Output the entries below exactly as written, omitting pictures.

--- Start RECORD EXCERPTS ---

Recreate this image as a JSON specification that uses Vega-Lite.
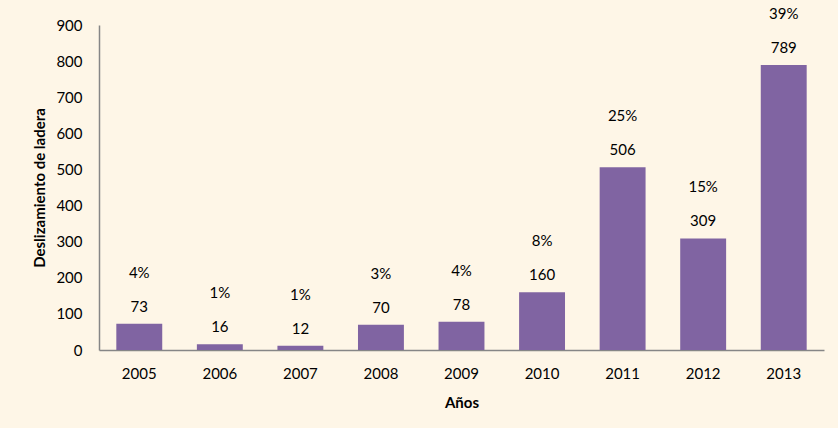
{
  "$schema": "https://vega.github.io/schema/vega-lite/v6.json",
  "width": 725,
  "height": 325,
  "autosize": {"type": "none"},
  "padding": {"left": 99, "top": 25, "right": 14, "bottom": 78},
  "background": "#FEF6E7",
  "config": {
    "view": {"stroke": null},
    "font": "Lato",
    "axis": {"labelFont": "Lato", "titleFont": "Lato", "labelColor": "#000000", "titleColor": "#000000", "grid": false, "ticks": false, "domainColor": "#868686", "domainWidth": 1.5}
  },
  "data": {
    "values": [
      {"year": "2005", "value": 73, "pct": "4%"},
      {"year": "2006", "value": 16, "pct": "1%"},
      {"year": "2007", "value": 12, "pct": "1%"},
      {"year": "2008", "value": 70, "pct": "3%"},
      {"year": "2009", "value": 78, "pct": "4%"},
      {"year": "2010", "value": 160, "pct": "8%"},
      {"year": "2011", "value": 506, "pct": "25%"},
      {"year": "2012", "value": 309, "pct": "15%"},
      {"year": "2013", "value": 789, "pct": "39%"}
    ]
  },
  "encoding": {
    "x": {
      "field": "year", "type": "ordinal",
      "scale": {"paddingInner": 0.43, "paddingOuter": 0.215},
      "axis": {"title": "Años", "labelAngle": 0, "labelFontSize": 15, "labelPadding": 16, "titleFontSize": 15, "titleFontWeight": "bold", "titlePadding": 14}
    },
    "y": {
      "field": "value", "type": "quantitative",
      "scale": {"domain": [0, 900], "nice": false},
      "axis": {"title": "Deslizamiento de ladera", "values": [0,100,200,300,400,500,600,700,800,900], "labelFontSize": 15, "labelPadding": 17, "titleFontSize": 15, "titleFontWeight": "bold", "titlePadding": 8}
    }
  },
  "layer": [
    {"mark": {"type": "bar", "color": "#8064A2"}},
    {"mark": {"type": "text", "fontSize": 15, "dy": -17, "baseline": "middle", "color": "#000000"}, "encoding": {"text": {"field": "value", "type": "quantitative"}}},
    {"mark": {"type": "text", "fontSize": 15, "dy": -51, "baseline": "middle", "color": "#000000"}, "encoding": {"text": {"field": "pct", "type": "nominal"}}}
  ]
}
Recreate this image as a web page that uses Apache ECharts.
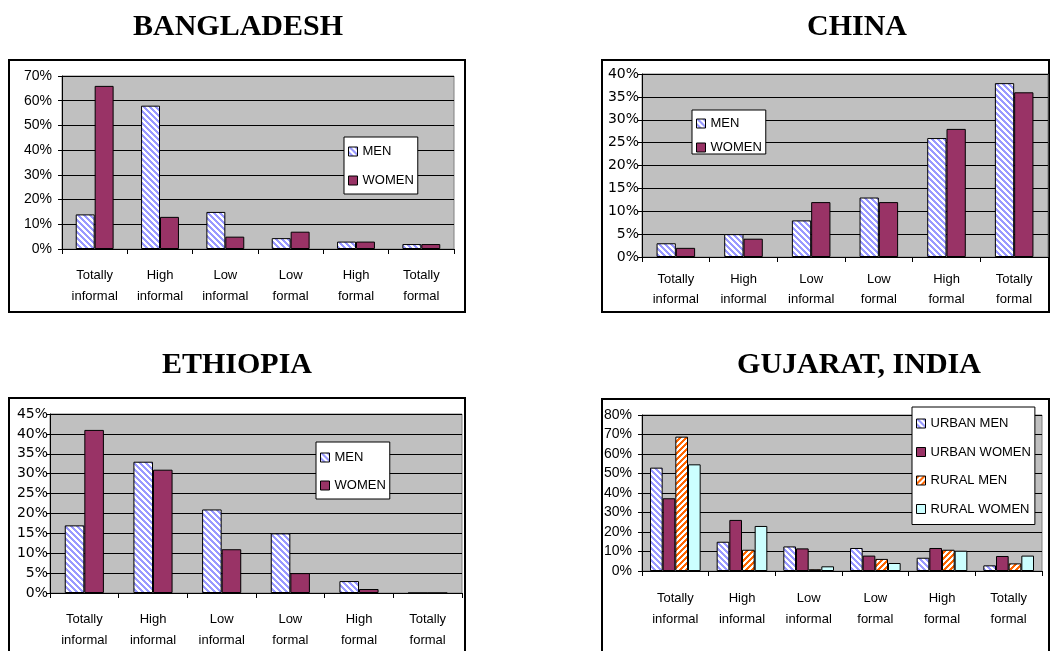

--- End RECORD EXCERPTS ---

WRITTEN RESPONSE:
Recreate this image as a JSON specification that uses Vega-Lite.
{
  "$schema": "https://vega.github.io/schema/vega-lite/v6.json",
  "width": 725,
  "height": 325,
  "autosize": {"type": "none"},
  "padding": {"left": 99, "top": 25, "right": 14, "bottom": 78},
  "background": "#FEF6E7",
  "config": {
    "view": {"stroke": null},
    "font": "Lato",
    "axis": {"labelFont": "Lato", "titleFont": "Lato", "labelColor": "#000000", "titleColor": "#000000", "grid": false, "ticks": false, "domainColor": "#868686", "domainWidth": 1.5}
  },
  "data": {
    "values": [
      {"year": "2005", "value": 73, "pct": "4%"},
      {"year": "2006", "value": 16, "pct": "1%"},
      {"year": "2007", "value": 12, "pct": "1%"},
      {"year": "2008", "value": 70, "pct": "3%"},
      {"year": "2009", "value": 78, "pct": "4%"},
      {"year": "2010", "value": 160, "pct": "8%"},
      {"year": "2011", "value": 506, "pct": "25%"},
      {"year": "2012", "value": 309, "pct": "15%"},
      {"year": "2013", "value": 789, "pct": "39%"}
    ]
  },
  "encoding": {
    "x": {
      "field": "year", "type": "ordinal",
      "scale": {"paddingInner": 0.43, "paddingOuter": 0.215},
      "axis": {"title": "Años", "labelAngle": 0, "labelFontSize": 15, "labelPadding": 16, "titleFontSize": 15, "titleFontWeight": "bold", "titlePadding": 14}
    },
    "y": {
      "field": "value", "type": "quantitative",
      "scale": {"domain": [0, 900], "nice": false},
      "axis": {"title": "Deslizamiento de ladera", "values": [0,100,200,300,400,500,600,700,800,900], "labelFontSize": 15, "labelPadding": 17, "titleFontSize": 15, "titleFontWeight": "bold", "titlePadding": 8}
    }
  },
  "layer": [
    {"mark": {"type": "bar", "color": "#8064A2"}},
    {"mark": {"type": "text", "fontSize": 15, "dy": -17, "baseline": "middle", "color": "#000000"}, "encoding": {"text": {"field": "value", "type": "quantitative"}}},
    {"mark": {"type": "text", "fontSize": 15, "dy": -51, "baseline": "middle", "color": "#000000"}, "encoding": {"text": {"field": "pct", "type": "nominal"}}}
  ]
}
Recreate this image as a web page that uses Apache ECharts.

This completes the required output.